Anyone connected with Factory would probably put together a far different (and likely inferior) selection. Instead, Strut Records brought in an outsider, Bill Brewster, who recently reinvigorated the sprawling Trax catalog with the critically acclaimed Trax Re-Edited. Brewster is making a fine second (or is it third, or fourth?) career out of this – digging through fabulous wrecks of a storied back catalog and sifting with the touch of a polished DJ but the obsession of a record nerd.

Released on Harmless Records rather than Trax itself, the Trax Re-Edited compilation was something the current people in charge over there could have never done – an inspired, cruel culling of a highly uneven back catalog driven less by nostalgia and still less by getting your name in the paper, which seems to be Trax’s primary obsession now. (Compare and contrast the dates of this and this and finally this.)


Quando Quango, from the ultimate Factory site CerysmaticFactory.

Once again, Brewster makes a savage cut from the Factory catalog.
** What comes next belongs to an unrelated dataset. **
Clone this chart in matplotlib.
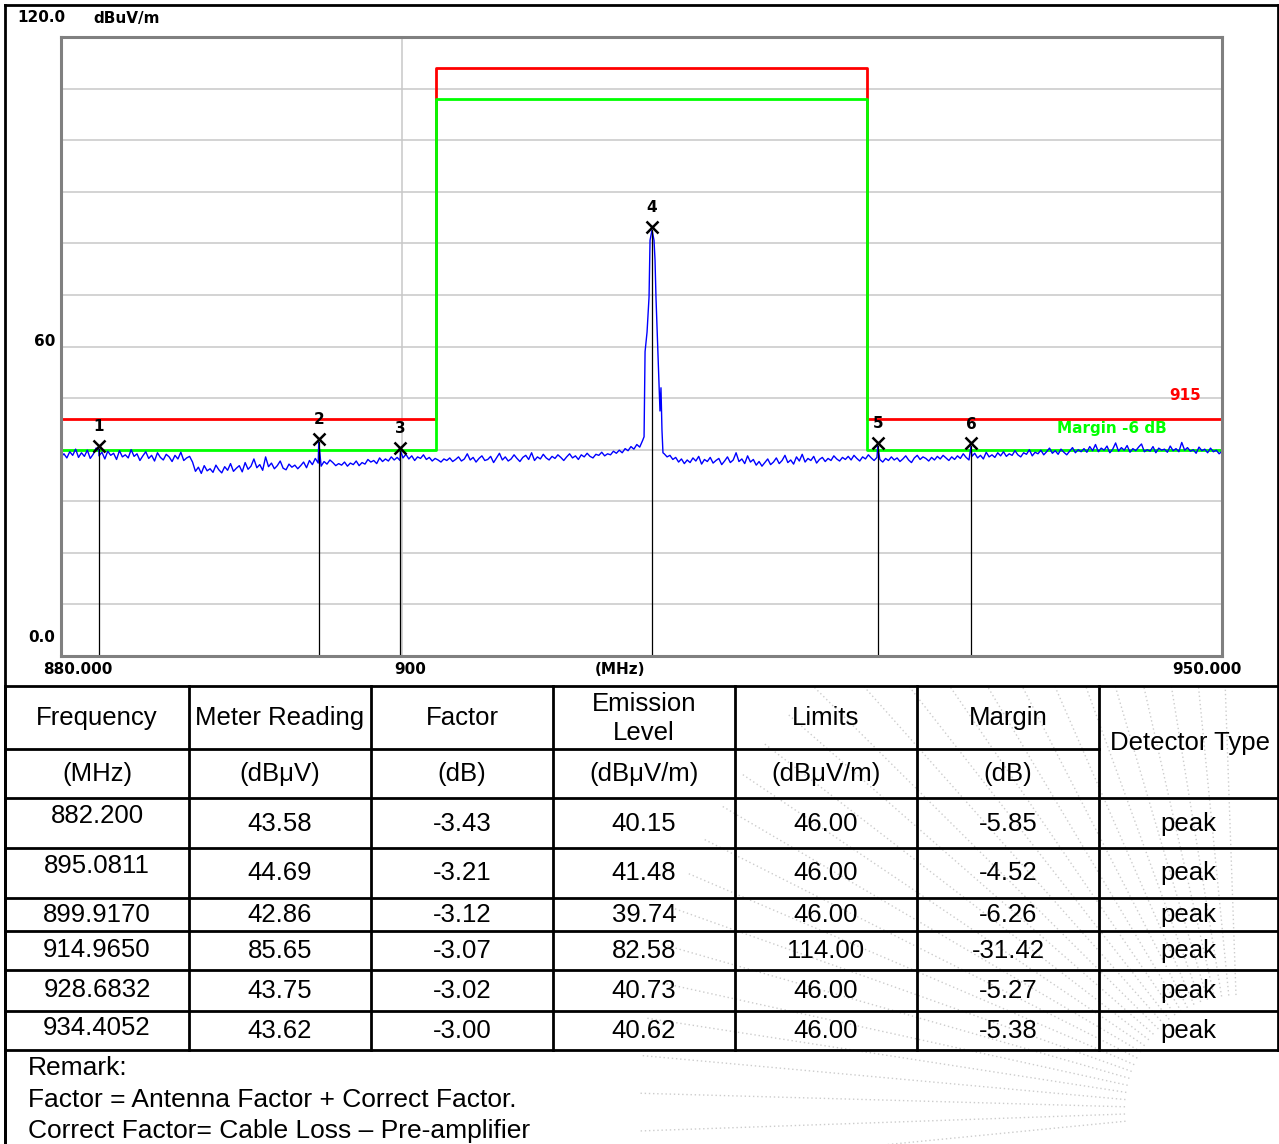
import numpy as np
import matplotlib
matplotlib.use("Agg")
import matplotlib.pyplot as plt

W, H = 1279, 1144

# ---- spectrum data (MHz, dBuV/m) ----
noise_left = [
    38.6, 39.2, 38.4, 39.6, 38.9, 40.1, 38.5, 39.4, 38.7, 39.9, 38.3, 39.1, 40.3, 38.8, 39.5, 38.2,
    39.7, 38.9, 39.3, 38.1, 39.8, 38.6, 39.0, 38.4, 40.0, 38.7, 39.2, 37.9, 38.8, 39.6, 38.3, 38.9,
    37.8, 39.4, 38.5, 38.0, 39.1, 38.6, 37.7, 38.9, 38.2, 39.5, 37.9, 38.4, 38.7, 37.6,
    35.8, 36.6, 35.4, 36.9, 35.9, 36.3, 35.6, 37.0, 36.1, 35.5, 36.7, 36.0, 37.3, 35.8, 36.4, 36.9,
    35.7, 37.5, 36.2, 36.8, 38.2, 36.5, 37.1, 36.0, 38.6, 36.7, 37.4, 36.3, 36.9, 37.8, 36.4, 36.1,
    37.2, 36.6, 37.0, 36.3,
    36.9, 37.6, 36.5, 37.9, 37.1, 38.3, 37.4, 36.8, 37.7, 37.2, 38.0, 37.5, 36.9, 37.3, 37.0, 37.6,
    36.8, 37.4, 37.1, 37.8, 36.9, 37.5, 37.2, 38.1, 37.6, 37.9, 37.3, 38.4, 37.7, 38.2, 37.8, 38.6,
    38.0, 38.5, 37.9,
    38.4, 39.1, 38.2, 38.8, 37.9, 38.6, 38.3, 39.0, 38.1, 38.5, 37.8, 38.3, 38.0, 37.6, 38.2, 37.9,
    38.4, 37.7, 38.1, 38.6, 37.8, 38.2, 39.2, 38.0, 38.5, 37.6, 38.3, 38.8, 37.9, 38.1, 38.7, 37.5,
    38.4, 39.3, 38.0, 38.6, 37.8, 38.2, 39.0, 38.3, 37.7, 38.5, 38.9, 38.1, 39.4, 37.9, 38.6, 38.2,
    39.1, 38.4, 38.0, 38.7, 38.3, 39.0, 38.5, 37.9, 38.6, 39.2, 38.4, 38.8, 38.1, 39.0, 38.6, 39.3,
    38.7, 38.4, 39.1, 38.9, 39.5, 38.8, 39.2, 39.0, 39.7, 39.3, 39.9, 39.4, 40.2, 39.8, 40.6, 40.1,
    41.0, 40.5, 41.8,
]
noise_right = [
    39.2, 38.6, 38.9, 38.1, 38.5, 37.6, 38.2, 37.3, 38.0, 37.5, 38.4, 37.8, 38.7, 37.2, 38.1, 37.7,
    38.5, 37.4, 37.9, 38.3, 37.1, 37.8, 38.6, 37.5, 38.0, 39.4, 37.7, 38.2, 37.3, 38.8, 37.6, 38.1,
    37.0, 37.7, 36.8, 37.5, 38.2, 37.1, 37.6, 38.4, 37.3, 37.9, 38.9, 37.5, 38.0, 37.2, 38.6, 37.8,
    39.1, 37.6, 38.3, 37.9, 38.7, 37.4, 38.1, 38.5, 37.7, 38.3, 37.9, 38.8, 38.2, 37.8, 38.5,
    38.1, 38.7, 38.0, 38.9, 38.3, 37.8, 38.6, 38.2, 39.0, 38.4, 37.9, 38.5, 38.1, 37.6, 38.3, 37.9,
    38.6, 38.0, 38.4, 37.7, 38.2, 38.8, 38.0, 37.5, 38.4, 38.9, 38.1, 38.6, 38.3, 37.8, 38.5, 38.0,
    38.7, 38.2, 38.9, 38.4, 37.9, 38.6, 38.1, 38.8, 38.3, 39.2, 38.5, 38.0, 38.7, 39.3, 38.4, 38.9,
    38.2, 39.5, 38.6, 39.0, 38.5, 39.4, 38.8,
    39.6, 38.7, 39.2, 38.9, 39.8, 39.0, 38.6, 39.4, 39.1, 40.0, 38.8, 39.5, 39.2, 39.9, 39.0, 39.6,
    40.3, 39.3, 39.8, 39.1, 40.1, 39.5, 39.0, 39.7, 40.4, 39.4, 40.0, 39.6,
    40.2, 39.5, 40.6, 39.8, 41.0, 39.6, 40.3, 39.9, 40.7, 39.4, 40.1, 41.3, 39.7, 40.4, 39.9, 40.8,
    39.5, 40.2, 39.8, 40.5, 41.1, 39.6, 40.0, 39.7, 40.6, 39.4, 40.3, 39.9, 40.1, 39.5, 40.7, 39.8,
    40.2, 39.6, 41.4, 39.9, 40.4, 39.7, 40.0, 39.3, 40.5, 39.8, 40.1, 39.4, 40.3, 39.6, 39.9, 39.2,
    39.7,
]
peak_freq = [914.485, 914.545, 914.665, 914.785, 914.845, 914.965, 915.085, 915.145,
             915.205, 915.325, 915.385, 915.445, 915.505, 915.565, 915.625]
peak_level = [42.5, 59.0, 62.8, 69.6, 80.6, 82.58, 80.6, 76.8,
              69.4, 58.0, 52.9, 47.5, 52.0, 43.8, 39.4]

# limit lines
limit_freq = [880, 902, 902, 928, 928, 950]
limit_level = [46, 46, 114, 114, 46, 46]
margin_level = [40, 40, 108, 108, 40, 40]

# ---- table data ----
freqs = ["882.200", "895.0811", "899.9170", "914.9650", "928.6832", "934.4052"]
meter = ["43.58", "44.69", "42.86", "85.65", "43.75", "43.62"]
factor = ["-3.43", "-3.21", "-3.12", "-3.07", "-3.02", "-3.00"]
emission = [40.15, 41.48, 39.74, 82.58, 40.73, 40.62]
limits = ["46.00", "46.00", "46.00", "114.00", "46.00", "46.00"]
margin = ["-5.85", "-4.52", "-6.26", "-31.42", "-5.27", "-5.38"]
detector = ["peak"] * 6
marker_freq = [float(f) for f in freqs]

# merge trace pieces
f_left = np.geomspace(880.0, 914.40, len(noise_left))
f_right = np.geomspace(915.70, 950.0, len(noise_right))
tr_f = np.concatenate([f_left, peak_freq, f_right, marker_freq])
tr_l = np.concatenate([noise_left, peak_level, noise_right, emission])
order = np.argsort(tr_f)
tr_f, tr_l = tr_f[order], tr_l[order]

fig = plt.figure(figsize=(W / 100, H / 100), dpi=100)
bg = fig.add_axes([0, 0, 1, 1])
bg.set_xlim(0, W)
bg.set_ylim(H, 0)
bg.axis("off")

# faint watermark rays, only inside the table area
clip = plt.Rectangle((5, 687), W, H - 687, transform=bg.transData)
cx, cy = 1240, 1110
for ang in np.arange(92, 188, 3.6):
    a = np.deg2rad(ang)
    r0, r1 = 115, 600
    ln, = bg.plot([cx + r0 * np.cos(a), cx + r1 * np.cos(a)],
                  [cy - r0 * np.sin(a), cy - r1 * np.sin(a)],
                  color="#cccccc", lw=1, ls=(0, (1, 2)), zorder=0)
    ln.set_clip_path(clip)

# outer frame
bg.plot([5, 5], [5, H], color="black", lw=2)
bg.plot([5, W - 1], [5, 5], color="black", lw=2)
bg.plot([W - 1, W - 1], [5, 686], color="black", lw=2)

# ---- spectrum axes ----
L, R, T, B = 61, 1222, 37, 656
ax = fig.add_axes([L / W, 1 - B / H, (R - L) / W, (B - T) / H])
ax.set_xscale("log")
ax.set_xlim(880, 950)
ax.set_ylim(0, 120)
ax.tick_params(which="both", length=0, labelbottom=False, labelleft=False)
ax.minorticks_off()
for s in ax.spines.values():
    s.set_color("#808080")
    s.set_linewidth(2.2)
for yv in range(10, 120, 10):
    ax.axhline(yv, color="#c8c8c8", lw=1.1, zorder=0)
ax.axvline(900, color="#c8c8c8", lw=1.1, zorder=0)

ax.plot(limit_freq, limit_level, color="#ff0000", lw=2)
ax.plot(limit_freq, margin_level, color="#00ff00", lw=2)
ax.plot(tr_f, tr_l, color="#0000ff", lw=1.0)

for i, (mf, ml) in enumerate(zip(marker_freq, emission)):
    ax.plot([mf, mf], [0, ml], color="black", lw=0.9)
    ax.plot(mf, ml + 0.6, marker="x", color="black", ms=9, mew=1.8)
    ax.annotate(str(i + 1), (mf, ml), xytext=(0, 16), textcoords="offset points",
                ha="center", va="center", fontsize=11, fontweight="bold")

# axis texts (pixel positions)
lab = dict(fontsize=11, fontweight="bold", family="DejaVu Sans", va="center")
bg.text(17, 18, "120.0", ha="left", **lab)
bg.text(93, 18, "dBuV/m", ha="left", **lab)
bg.text(55, 341, "60", ha="right", **lab)
bg.text(55, 637, "0.0", ha="right", **lab)
bg.text(78, 670, "880.000", ha="center", **lab)
bg.text(410, 670, "900", ha="center", **lab)
bg.text(620, 670, "(MHz)", ha="center", **lab)
bg.text(1207, 670, "950.000", ha="center", **lab)
ax.text(1185, 396, "915", ha="center", color="#ff0000", transform=bg.transData, **lab)
ax.text(1112, 428, "Margin -6 dB", ha="center", color="#00ff00", transform=bg.transData, **lab)

# ---- table ----
cols = [5, 189, 371, 553, 735, 917, 1099, W - 1]
rows = [686, 749, 798, 848, 898, 931, 970, 1011, 1050]
tl = dict(color="black", lw=2, solid_capstyle="projecting")
for y in rows:
    if y == 749:
        bg.plot([cols[0], cols[6]], [y, y], **tl)
    else:
        bg.plot([cols[0], cols[-1]], [y, y], **tl)
for x in cols:
    bg.plot([x, x], [rows[0], rows[-1]], **tl)
bg.plot([5, 5], [rows[-1], H], **tl)

tf = dict(fontsize=18.5, family="Liberation Sans", ha="center", va="center")
ccx = [(cols[i] + cols[i + 1]) / 2 for i in range(7)]
head1 = ["Frequency", "Meter Reading", "Factor", None, "Limits", "Margin"]
head2 = ["(MHz)", "(dBμV)", "(dB)", "(dBμV/m)", "(dBμV/m)", "(dB)"]
for i in range(6):
    if head1[i]:
        bg.text(ccx[i], 718, head1[i], **tf)
    bg.text(ccx[i], 774, head2[i], **tf)
bg.text(ccx[3], 704, "Emission", **tf)
bg.text(ccx[3], 733, "Level", **tf)
bg.text(ccx[6] + 1, 743, "Detector Type", **tf)

y_freq = [816, 866, 915, 950, 990, 1028]
y_val = [824, 873, 915, 951, 991, 1031]
for r in range(6):
    bg.text(ccx[0], y_freq[r], freqs[r], **tf)
    vals = [meter[r], factor[r], "%.2f" % emission[r], limits[r], margin[r], detector[r]]
    for c, v in enumerate(vals):
        bg.text(ccx[c + 1], y_val[r], v, **tf)

rl = dict(fontsize=19, family="Liberation Sans", ha="left", va="center")
bg.text(28, 1068, "Remark:", **rl)
bg.text(28, 1100, "Factor = Antenna Factor + Correct Factor.", **rl)
bg.text(28, 1131, "Correct Factor= Cable Loss \u2013 Pre-amplifier", **rl)

fig.savefig("out.png", dpi=100)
Section 25’s “Looking From a Hilltop” kicks it off; 52nd Street, Durutti Column and Factory faves A Certain Ratio are also well represented with multiple tracks each. Also of note is Jellybean Benitez’s “restructured” mix of 52nd Street’s “Cool As Ice” and three tracks from the highly underrated Quando Quango, a new wave and dance project co-founded by Haçienda DJ Mike Pickering. Quando Quango was strongly influenced by New York and Chicago House Music, and formed a template of sorts for his popular successor act, M People, and his A&R work after he left Factory with DeConstruction.

On the whole, you have to stand back and admire this. Brewster takes the chaotic grandeur that is the Factory catalog (CAT#s were assigned to posters, places and things – the last entity to receive a catalog number was Tony Wilson’s coffin) and without worrying about being definitive, made something highly listenable out of it. As Haslem wrote in his obituary, “By the end, Factory’s self-belief was turning into arrogance, but once their musical Midas touch deserted them, there was no hope.” This is true – but Brewster deserves credit for spotlighting how magnificent that golden touch had once been.